- Data extract:
____________
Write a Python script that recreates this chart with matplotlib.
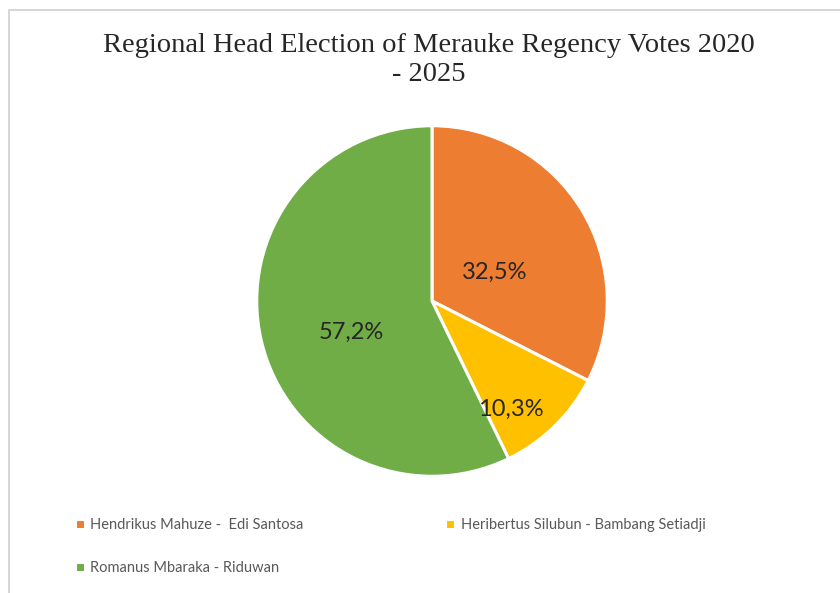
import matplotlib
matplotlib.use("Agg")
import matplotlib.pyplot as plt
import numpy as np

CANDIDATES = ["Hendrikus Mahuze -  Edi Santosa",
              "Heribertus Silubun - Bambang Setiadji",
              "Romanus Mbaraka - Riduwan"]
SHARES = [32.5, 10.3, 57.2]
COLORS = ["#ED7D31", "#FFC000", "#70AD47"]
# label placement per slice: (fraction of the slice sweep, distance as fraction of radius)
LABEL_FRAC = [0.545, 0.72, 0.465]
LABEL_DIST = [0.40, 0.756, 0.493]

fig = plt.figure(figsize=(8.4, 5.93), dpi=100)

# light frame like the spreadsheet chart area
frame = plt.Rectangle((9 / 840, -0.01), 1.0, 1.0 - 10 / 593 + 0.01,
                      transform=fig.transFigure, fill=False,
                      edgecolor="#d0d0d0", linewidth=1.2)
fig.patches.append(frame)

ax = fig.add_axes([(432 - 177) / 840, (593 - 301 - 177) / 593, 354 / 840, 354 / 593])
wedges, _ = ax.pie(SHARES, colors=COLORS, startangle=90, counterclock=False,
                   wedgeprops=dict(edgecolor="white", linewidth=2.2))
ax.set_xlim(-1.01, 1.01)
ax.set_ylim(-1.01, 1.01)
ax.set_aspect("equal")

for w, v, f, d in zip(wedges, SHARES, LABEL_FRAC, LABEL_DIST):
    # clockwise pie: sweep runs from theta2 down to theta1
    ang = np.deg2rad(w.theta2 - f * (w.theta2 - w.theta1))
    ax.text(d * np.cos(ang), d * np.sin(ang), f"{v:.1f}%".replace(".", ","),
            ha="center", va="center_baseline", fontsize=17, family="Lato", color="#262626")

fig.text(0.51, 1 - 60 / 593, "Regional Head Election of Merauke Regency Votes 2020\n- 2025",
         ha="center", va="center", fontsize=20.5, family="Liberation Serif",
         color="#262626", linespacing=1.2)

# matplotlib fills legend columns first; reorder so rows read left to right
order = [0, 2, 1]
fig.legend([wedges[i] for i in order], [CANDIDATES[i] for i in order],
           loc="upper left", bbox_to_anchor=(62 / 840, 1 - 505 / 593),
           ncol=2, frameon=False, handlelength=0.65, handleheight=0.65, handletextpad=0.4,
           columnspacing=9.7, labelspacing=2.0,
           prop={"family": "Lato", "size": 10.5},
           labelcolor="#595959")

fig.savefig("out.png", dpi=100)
____________
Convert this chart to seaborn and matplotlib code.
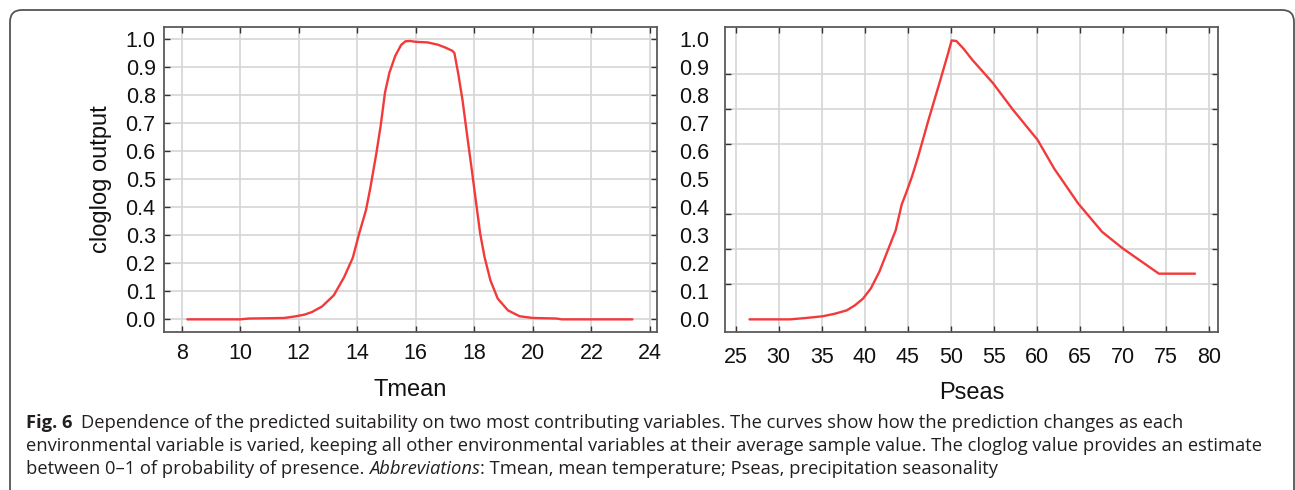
____________
- Job: In the entries above, find the line that contains "Write a Python" and the line that contains "import numpy as np". Reproduce exactly those two lines and every line between them, but not the pictures.

- Solution for this task:
Write a Python script that recreates this chart with matplotlib.
import matplotlib
matplotlib.use("Agg")
import matplotlib.pyplot as plt
import numpy as np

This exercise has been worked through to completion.